___ GIVEN MATERIAL ___

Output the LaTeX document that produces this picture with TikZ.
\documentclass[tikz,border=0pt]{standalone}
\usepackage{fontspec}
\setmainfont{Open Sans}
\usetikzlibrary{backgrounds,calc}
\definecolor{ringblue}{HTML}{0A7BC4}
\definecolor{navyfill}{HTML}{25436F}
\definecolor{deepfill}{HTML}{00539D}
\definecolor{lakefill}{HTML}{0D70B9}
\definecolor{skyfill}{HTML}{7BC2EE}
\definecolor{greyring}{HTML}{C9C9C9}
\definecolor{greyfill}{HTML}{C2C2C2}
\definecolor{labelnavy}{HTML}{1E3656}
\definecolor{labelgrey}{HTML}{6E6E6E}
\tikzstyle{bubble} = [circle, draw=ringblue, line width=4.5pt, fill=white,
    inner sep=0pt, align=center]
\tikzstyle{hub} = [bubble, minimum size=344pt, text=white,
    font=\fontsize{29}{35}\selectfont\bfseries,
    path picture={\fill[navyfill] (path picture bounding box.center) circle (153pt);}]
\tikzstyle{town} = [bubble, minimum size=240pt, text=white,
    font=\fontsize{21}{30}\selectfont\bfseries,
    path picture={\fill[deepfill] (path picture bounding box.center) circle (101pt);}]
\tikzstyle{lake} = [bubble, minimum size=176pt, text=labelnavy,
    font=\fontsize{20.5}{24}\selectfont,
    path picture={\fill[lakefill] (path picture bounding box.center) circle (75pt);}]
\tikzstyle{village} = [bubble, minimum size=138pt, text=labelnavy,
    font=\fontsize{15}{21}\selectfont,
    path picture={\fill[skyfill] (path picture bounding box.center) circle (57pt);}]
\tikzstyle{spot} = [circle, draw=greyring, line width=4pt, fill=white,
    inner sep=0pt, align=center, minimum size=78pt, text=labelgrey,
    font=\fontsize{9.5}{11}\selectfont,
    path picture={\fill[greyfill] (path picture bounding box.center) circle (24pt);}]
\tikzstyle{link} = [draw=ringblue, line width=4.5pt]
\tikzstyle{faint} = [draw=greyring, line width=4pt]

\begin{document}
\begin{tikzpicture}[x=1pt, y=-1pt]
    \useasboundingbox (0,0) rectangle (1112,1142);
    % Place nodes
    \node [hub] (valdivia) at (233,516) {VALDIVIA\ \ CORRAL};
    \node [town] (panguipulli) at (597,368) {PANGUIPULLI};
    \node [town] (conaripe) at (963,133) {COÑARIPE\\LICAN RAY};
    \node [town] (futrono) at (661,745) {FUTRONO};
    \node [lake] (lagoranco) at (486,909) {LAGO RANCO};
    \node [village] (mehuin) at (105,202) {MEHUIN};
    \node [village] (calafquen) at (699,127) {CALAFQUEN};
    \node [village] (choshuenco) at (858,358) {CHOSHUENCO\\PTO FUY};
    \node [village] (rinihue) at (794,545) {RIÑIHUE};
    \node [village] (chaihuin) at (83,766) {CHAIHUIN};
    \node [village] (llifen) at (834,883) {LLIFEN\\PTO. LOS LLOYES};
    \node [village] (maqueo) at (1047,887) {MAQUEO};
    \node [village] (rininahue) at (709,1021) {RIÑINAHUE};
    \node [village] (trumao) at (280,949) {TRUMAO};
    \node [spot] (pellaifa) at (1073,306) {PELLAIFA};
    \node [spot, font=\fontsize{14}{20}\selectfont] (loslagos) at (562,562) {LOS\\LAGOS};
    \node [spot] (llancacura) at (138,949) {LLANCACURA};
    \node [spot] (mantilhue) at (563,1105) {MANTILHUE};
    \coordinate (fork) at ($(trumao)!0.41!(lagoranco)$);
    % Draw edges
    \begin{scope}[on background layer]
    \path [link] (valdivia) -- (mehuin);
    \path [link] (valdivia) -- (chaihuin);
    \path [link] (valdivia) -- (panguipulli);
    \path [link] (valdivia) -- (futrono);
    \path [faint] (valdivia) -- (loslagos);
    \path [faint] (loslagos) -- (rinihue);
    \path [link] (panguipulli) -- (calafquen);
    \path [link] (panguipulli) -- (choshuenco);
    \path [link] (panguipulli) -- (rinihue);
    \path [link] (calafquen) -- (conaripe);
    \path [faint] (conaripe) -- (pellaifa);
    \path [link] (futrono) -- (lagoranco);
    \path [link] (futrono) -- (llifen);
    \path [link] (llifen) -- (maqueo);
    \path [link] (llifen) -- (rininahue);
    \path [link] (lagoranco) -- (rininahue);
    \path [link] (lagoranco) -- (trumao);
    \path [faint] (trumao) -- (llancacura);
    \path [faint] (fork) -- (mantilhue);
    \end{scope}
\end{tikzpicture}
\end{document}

___

[WORK INSTRUCTIONS] From the first line to the last, please quote the material above exactly.

[THE OUTPUT]
Output the LaTeX document that produces this picture with TikZ.
\documentclass[tikz,border=0pt]{standalone}
\usepackage{fontspec}
\setmainfont{Open Sans}
\usetikzlibrary{backgrounds,calc}
\definecolor{ringblue}{HTML}{0A7BC4}
\definecolor{navyfill}{HTML}{25436F}
\definecolor{deepfill}{HTML}{00539D}
\definecolor{lakefill}{HTML}{0D70B9}
\definecolor{skyfill}{HTML}{7BC2EE}
\definecolor{greyring}{HTML}{C9C9C9}
\definecolor{greyfill}{HTML}{C2C2C2}
\definecolor{labelnavy}{HTML}{1E3656}
\definecolor{labelgrey}{HTML}{6E6E6E}
\tikzstyle{bubble} = [circle, draw=ringblue, line width=4.5pt, fill=white,
    inner sep=0pt, align=center]
\tikzstyle{hub} = [bubble, minimum size=344pt, text=white,
    font=\fontsize{29}{35}\selectfont\bfseries,
    path picture={\fill[navyfill] (path picture bounding box.center) circle (153pt);}]
\tikzstyle{town} = [bubble, minimum size=240pt, text=white,
    font=\fontsize{21}{30}\selectfont\bfseries,
    path picture={\fill[deepfill] (path picture bounding box.center) circle (101pt);}]
\tikzstyle{lake} = [bubble, minimum size=176pt, text=labelnavy,
    font=\fontsize{20.5}{24}\selectfont,
    path picture={\fill[lakefill] (path picture bounding box.center) circle (75pt);}]
\tikzstyle{village} = [bubble, minimum size=138pt, text=labelnavy,
    font=\fontsize{15}{21}\selectfont,
    path picture={\fill[skyfill] (path picture bounding box.center) circle (57pt);}]
\tikzstyle{spot} = [circle, draw=greyring, line width=4pt, fill=white,
    inner sep=0pt, align=center, minimum size=78pt, text=labelgrey,
    font=\fontsize{9.5}{11}\selectfont,
    path picture={\fill[greyfill] (path picture bounding box.center) circle (24pt);}]
\tikzstyle{link} = [draw=ringblue, line width=4.5pt]
\tikzstyle{faint} = [draw=greyring, line width=4pt]

\begin{document}
\begin{tikzpicture}[x=1pt, y=-1pt]
    \useasboundingbox (0,0) rectangle (1112,1142);
    % Place nodes
    \node [hub] (valdivia) at (233,516) {VALDIVIA\ \ CORRAL};
    \node [town] (panguipulli) at (597,368) {PANGUIPULLI};
    \node [town] (conaripe) at (963,133) {COÑARIPE\\LICAN RAY};
    \node [town] (futrono) at (661,745) {FUTRONO};
    \node [lake] (lagoranco) at (486,909) {LAGO RANCO};
    \node [village] (mehuin) at (105,202) {MEHUIN};
    \node [village] (calafquen) at (699,127) {CALAFQUEN};
    \node [village] (choshuenco) at (858,358) {CHOSHUENCO\\PTO FUY};
    \node [village] (rinihue) at (794,545) {RIÑIHUE};
    \node [village] (chaihuin) at (83,766) {CHAIHUIN};
    \node [village] (llifen) at (834,883) {LLIFEN\\PTO. LOS LLOYES};
    \node [village] (maqueo) at (1047,887) {MAQUEO};
    \node [village] (rininahue) at (709,1021) {RIÑINAHUE};
    \node [village] (trumao) at (280,949) {TRUMAO};
    \node [spot] (pellaifa) at (1073,306) {PELLAIFA};
    \node [spot, font=\fontsize{14}{20}\selectfont] (loslagos) at (562,562) {LOS\\LAGOS};
    \node [spot] (llancacura) at (138,949) {LLANCACURA};
    \node [spot] (mantilhue) at (563,1105) {MANTILHUE};
    \coordinate (fork) at ($(trumao)!0.41!(lagoranco)$);
    % Draw edges
    \begin{scope}[on background layer]
    \path [link] (valdivia) -- (mehuin);
    \path [link] (valdivia) -- (chaihuin);
    \path [link] (valdivia) -- (panguipulli);
    \path [link] (valdivia) -- (futrono);
    \path [faint] (valdivia) -- (loslagos);
    \path [faint] (loslagos) -- (rinihue);
    \path [link] (panguipulli) -- (calafquen);
    \path [link] (panguipulli) -- (choshuenco);
    \path [link] (panguipulli) -- (rinihue);
    \path [link] (calafquen) -- (conaripe);
    \path [faint] (conaripe) -- (pellaifa);
    \path [link] (futrono) -- (lagoranco);
    \path [link] (futrono) -- (llifen);
    \path [link] (llifen) -- (maqueo);
    \path [link] (llifen) -- (rininahue);
    \path [link] (lagoranco) -- (rininahue);
    \path [link] (lagoranco) -- (trumao);
    \path [faint] (trumao) -- (llancacura);
    \path [faint] (fork) -- (mantilhue);
    \end{scope}
\end{tikzpicture}
\end{document}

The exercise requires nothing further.